Few believed that then. The Negro Leagues were forgotten, ignored, maligned. When Buck tried to raise money to build a real museum in those early years, he heard again and again how those Negro Leaguers couldn't really play, and how that shameful time when dark-skinned men could not play in the Major Leagues would be better left behind. He refused to believe it. The dreamers kept going until a museum was built on the corner of 18th and Vine in Kansas City. They kept the thing going through good years and rough ones.

And then, Wednesday morning, there was MLB Commissioner Rob Manfred and MLBPA executive director Tony Clark giving $1 million to the museum and talking about how this powerful story is still new and vibrant and can help change things.
"I realized," Manfred said, "that whenever you try to rebuild something, like rebuild African-American participation in our game, you need a great foundation. That's always the starting point. And it occurred to me that the foundation of our effort with respect to African-American players had to be an effort to make young African-American players understand the Negro Leagues."
That young volunteer who first walked into the Negro Leagues Baseball room in 1993, Kendrick, is now president of the museum, and Wednesday was an emotional day for him. Then again, I can tell you that every day at the museum is an emotional one for Bob. We have been close friends for about 20 years now, and keeping this museum going has been his quest, his cross, his burden, his honor. It has not been easy.

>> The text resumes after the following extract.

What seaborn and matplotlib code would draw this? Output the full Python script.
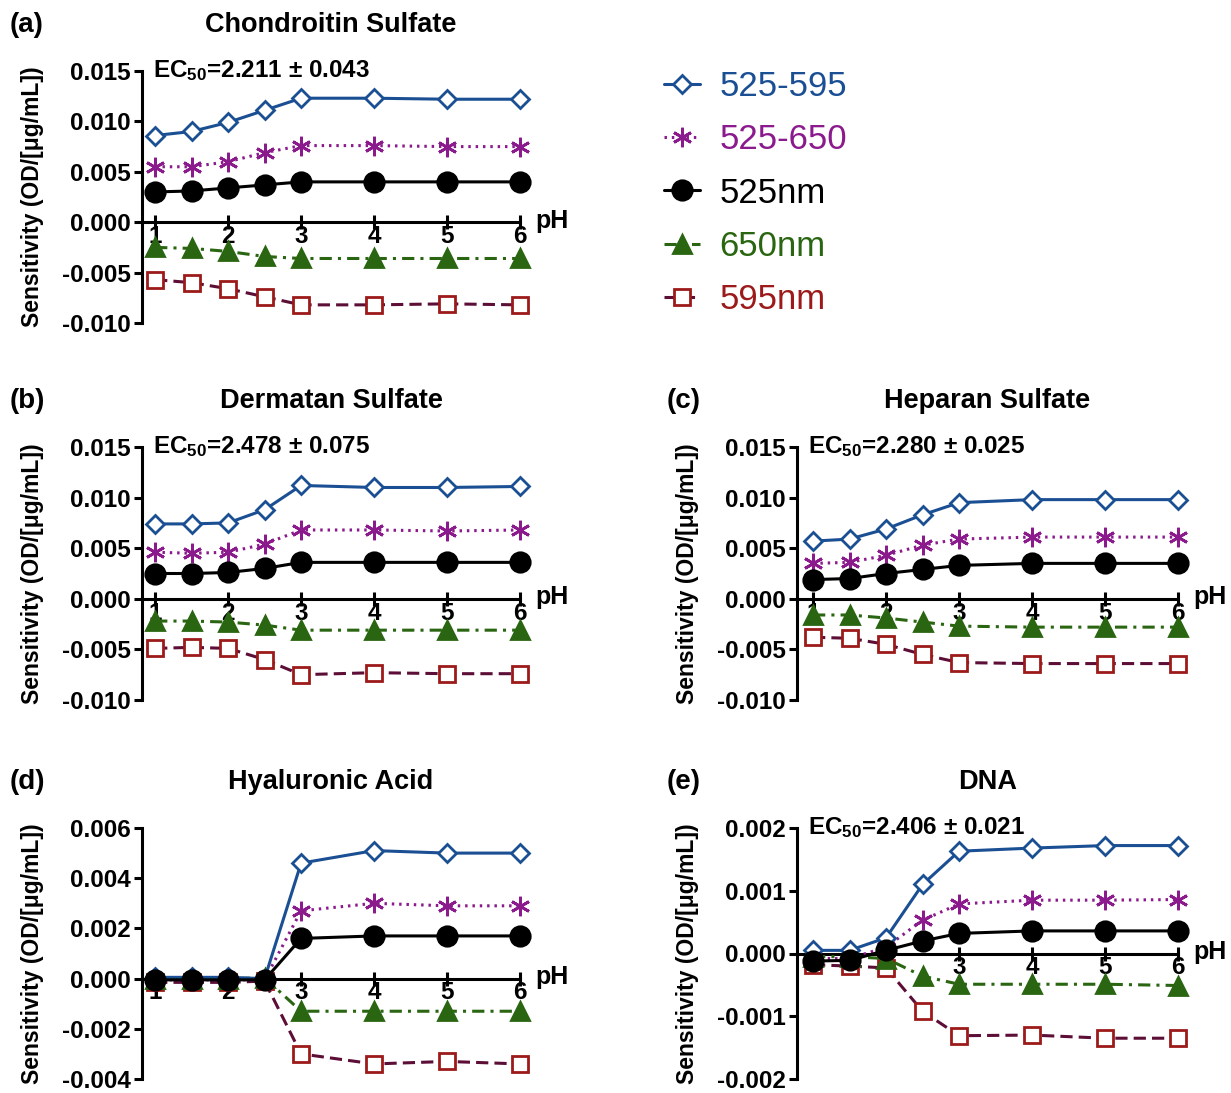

For one thing, museums are just a tough business. For another, the decision to put the museum on the corner of 18th and Vine in Kansas City -- just around the corner from the YMCA where the Negro Leagues were formed in 1920 -- was sentimental and right, but it hasn't made things easy for drawing visitors and raising money.
And there are still those lingering voices of people who say the Negro Leagues didn't matter, it wasn't the Majors, the baseball was subpar and so many other things that entirely miss the point.
"The Negro League history," Clark said, "is indeed our game's history."

Yes, that's the point. The money donated will certainly help the museum a great deal in the years to come. But as Kendrick said, the money is the least important thing that happened Wednesday. The most important thing is the connection between the Museum and MLB, this whole new chance to tell the Negro Leagues story for years and years to come.
See, more than 100 years ago, when African-Americans and dark-skinned Latin Americans and others were denied the right to play in the Majors, they created their own league. They kept that league going, through sheer will and innovation and baseball brilliance, for decades, through Jim Crow, through a Great Depression, through a World War, all the way until Jackie Robinson and then beyond, for 15 more years, until every big league team had a black player.
"The amazing thing is that this story that began with alienation," Kendrick said, "ends up bringing us closer together. Their triumph inspires us even now. I know that Buck is looking down and seeing the Commissioner of Baseball at the Museum, talking about keeping this story alive. And he's just smiling."